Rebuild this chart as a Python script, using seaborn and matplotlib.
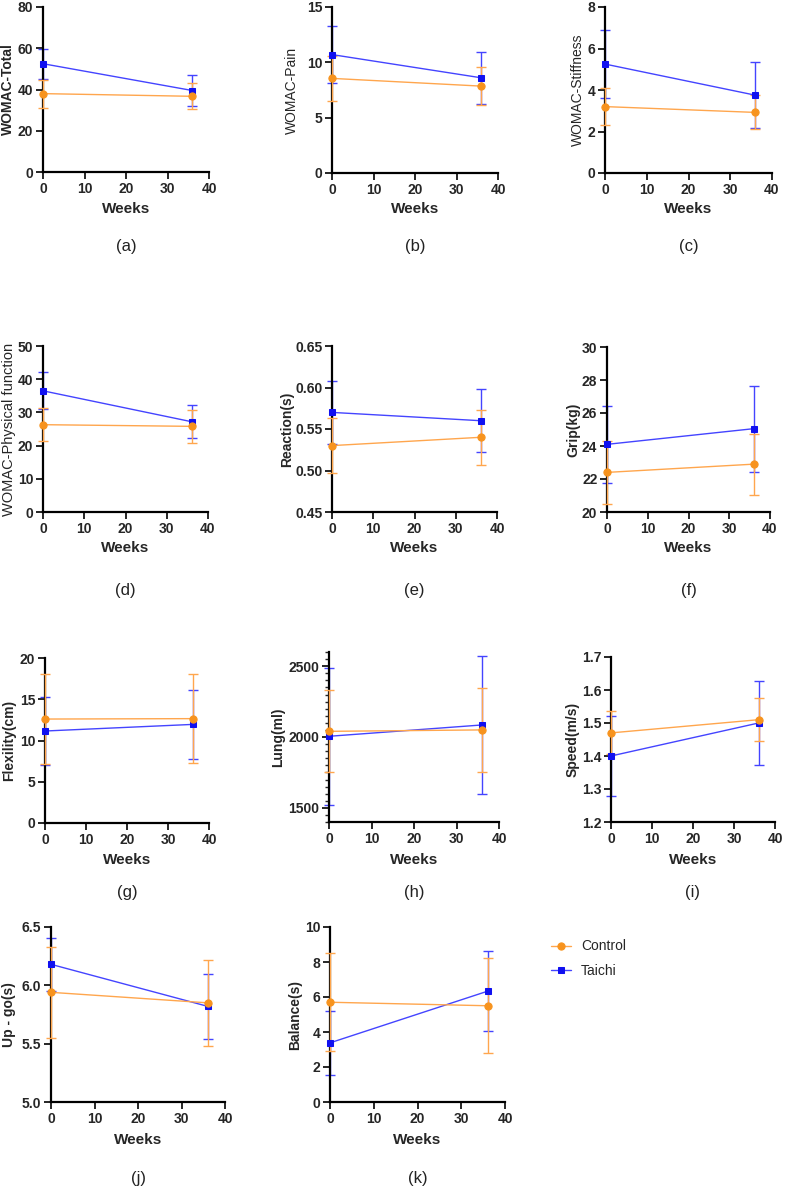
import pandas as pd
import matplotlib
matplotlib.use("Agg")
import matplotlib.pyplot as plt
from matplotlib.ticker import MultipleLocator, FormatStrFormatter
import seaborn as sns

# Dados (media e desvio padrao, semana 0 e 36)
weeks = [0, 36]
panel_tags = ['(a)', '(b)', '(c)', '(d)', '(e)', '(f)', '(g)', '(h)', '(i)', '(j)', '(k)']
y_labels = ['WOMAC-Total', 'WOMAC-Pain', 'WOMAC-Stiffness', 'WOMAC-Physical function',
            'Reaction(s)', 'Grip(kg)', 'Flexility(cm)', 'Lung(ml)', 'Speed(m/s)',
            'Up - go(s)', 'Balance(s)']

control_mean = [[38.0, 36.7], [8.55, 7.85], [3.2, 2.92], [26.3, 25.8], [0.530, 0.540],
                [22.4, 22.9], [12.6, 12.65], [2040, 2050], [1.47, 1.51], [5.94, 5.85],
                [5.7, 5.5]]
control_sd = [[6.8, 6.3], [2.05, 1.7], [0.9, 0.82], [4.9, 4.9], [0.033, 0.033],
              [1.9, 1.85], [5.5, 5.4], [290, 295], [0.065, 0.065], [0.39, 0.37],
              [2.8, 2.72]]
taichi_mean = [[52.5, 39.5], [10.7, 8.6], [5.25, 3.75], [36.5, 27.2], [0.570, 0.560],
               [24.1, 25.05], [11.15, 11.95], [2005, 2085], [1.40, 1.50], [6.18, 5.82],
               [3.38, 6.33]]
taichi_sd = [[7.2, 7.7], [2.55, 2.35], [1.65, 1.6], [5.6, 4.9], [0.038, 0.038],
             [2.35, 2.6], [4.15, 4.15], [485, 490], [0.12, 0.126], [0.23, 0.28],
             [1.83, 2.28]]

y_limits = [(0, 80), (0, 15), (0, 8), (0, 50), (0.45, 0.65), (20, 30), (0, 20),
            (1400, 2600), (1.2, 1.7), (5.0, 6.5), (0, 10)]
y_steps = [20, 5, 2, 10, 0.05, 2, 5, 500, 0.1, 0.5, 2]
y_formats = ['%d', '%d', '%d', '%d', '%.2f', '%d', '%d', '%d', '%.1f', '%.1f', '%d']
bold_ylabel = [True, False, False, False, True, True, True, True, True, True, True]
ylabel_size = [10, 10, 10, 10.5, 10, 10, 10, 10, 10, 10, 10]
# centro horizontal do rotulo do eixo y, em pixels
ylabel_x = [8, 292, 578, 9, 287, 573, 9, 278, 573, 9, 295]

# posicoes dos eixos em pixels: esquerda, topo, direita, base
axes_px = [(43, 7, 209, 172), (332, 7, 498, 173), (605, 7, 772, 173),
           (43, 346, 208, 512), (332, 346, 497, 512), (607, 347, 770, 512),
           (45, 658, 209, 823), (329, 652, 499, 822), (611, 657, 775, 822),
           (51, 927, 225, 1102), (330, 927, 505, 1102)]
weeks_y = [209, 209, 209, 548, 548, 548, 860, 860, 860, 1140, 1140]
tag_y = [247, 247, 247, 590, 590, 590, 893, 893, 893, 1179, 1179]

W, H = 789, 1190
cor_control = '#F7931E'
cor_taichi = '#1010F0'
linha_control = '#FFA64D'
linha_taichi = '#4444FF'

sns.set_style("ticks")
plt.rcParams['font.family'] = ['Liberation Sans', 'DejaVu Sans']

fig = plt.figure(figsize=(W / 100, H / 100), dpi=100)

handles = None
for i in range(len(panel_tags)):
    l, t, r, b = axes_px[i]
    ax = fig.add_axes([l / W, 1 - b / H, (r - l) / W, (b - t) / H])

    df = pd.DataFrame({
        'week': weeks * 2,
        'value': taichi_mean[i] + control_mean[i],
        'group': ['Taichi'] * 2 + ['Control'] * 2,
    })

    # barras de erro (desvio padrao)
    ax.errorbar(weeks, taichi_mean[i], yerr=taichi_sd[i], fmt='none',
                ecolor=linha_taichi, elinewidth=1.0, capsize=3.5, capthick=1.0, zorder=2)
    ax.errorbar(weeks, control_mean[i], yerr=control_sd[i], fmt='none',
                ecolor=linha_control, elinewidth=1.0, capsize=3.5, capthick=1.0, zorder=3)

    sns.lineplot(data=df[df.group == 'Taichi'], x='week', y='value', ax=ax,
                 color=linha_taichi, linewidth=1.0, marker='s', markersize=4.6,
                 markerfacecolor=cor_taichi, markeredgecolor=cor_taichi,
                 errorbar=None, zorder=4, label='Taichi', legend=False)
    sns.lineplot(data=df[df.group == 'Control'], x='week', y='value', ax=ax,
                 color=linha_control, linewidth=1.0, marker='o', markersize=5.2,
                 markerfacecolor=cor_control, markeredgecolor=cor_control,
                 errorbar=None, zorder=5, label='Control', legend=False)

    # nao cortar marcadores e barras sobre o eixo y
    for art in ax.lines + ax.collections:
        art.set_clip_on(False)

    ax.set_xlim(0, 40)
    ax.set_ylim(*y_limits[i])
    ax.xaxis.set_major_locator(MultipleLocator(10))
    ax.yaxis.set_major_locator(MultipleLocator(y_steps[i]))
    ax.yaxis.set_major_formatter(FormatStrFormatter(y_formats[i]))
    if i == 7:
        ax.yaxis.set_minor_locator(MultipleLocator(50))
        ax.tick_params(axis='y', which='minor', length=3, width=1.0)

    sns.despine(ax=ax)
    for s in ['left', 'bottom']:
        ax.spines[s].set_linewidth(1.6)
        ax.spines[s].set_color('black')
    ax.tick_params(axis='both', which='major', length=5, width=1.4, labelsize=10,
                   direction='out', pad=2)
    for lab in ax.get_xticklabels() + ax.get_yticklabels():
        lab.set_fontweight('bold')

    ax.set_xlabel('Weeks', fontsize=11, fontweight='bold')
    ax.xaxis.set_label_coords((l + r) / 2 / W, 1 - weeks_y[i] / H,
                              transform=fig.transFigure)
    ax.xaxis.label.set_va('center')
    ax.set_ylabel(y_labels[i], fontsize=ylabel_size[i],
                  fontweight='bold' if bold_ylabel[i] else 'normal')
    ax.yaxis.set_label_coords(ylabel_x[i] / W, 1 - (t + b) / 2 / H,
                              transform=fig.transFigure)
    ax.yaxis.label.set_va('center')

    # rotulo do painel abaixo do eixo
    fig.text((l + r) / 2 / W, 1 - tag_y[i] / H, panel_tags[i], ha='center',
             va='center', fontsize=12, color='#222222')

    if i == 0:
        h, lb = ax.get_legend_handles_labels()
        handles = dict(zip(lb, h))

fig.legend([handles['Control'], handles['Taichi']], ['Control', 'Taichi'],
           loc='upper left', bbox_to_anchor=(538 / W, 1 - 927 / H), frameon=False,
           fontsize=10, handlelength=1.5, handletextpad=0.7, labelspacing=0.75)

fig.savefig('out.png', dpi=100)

#### Exercise instructions
Return exactly what appears from the opening line of the material through the line with "- go(s)', 'Balance(s)']", apart from the pictures.

#### Reply to the exercise
Rebuild this chart as a Python script, using seaborn and matplotlib.
import pandas as pd
import matplotlib
matplotlib.use("Agg")
import matplotlib.pyplot as plt
from matplotlib.ticker import MultipleLocator, FormatStrFormatter
import seaborn as sns

# Dados (media e desvio padrao, semana 0 e 36)
weeks = [0, 36]
panel_tags = ['(a)', '(b)', '(c)', '(d)', '(e)', '(f)', '(g)', '(h)', '(i)', '(j)', '(k)']
y_labels = ['WOMAC-Total', 'WOMAC-Pain', 'WOMAC-Stiffness', 'WOMAC-Physical function',
            'Reaction(s)', 'Grip(kg)', 'Flexility(cm)', 'Lung(ml)', 'Speed(m/s)',
            'Up - go(s)', 'Balance(s)']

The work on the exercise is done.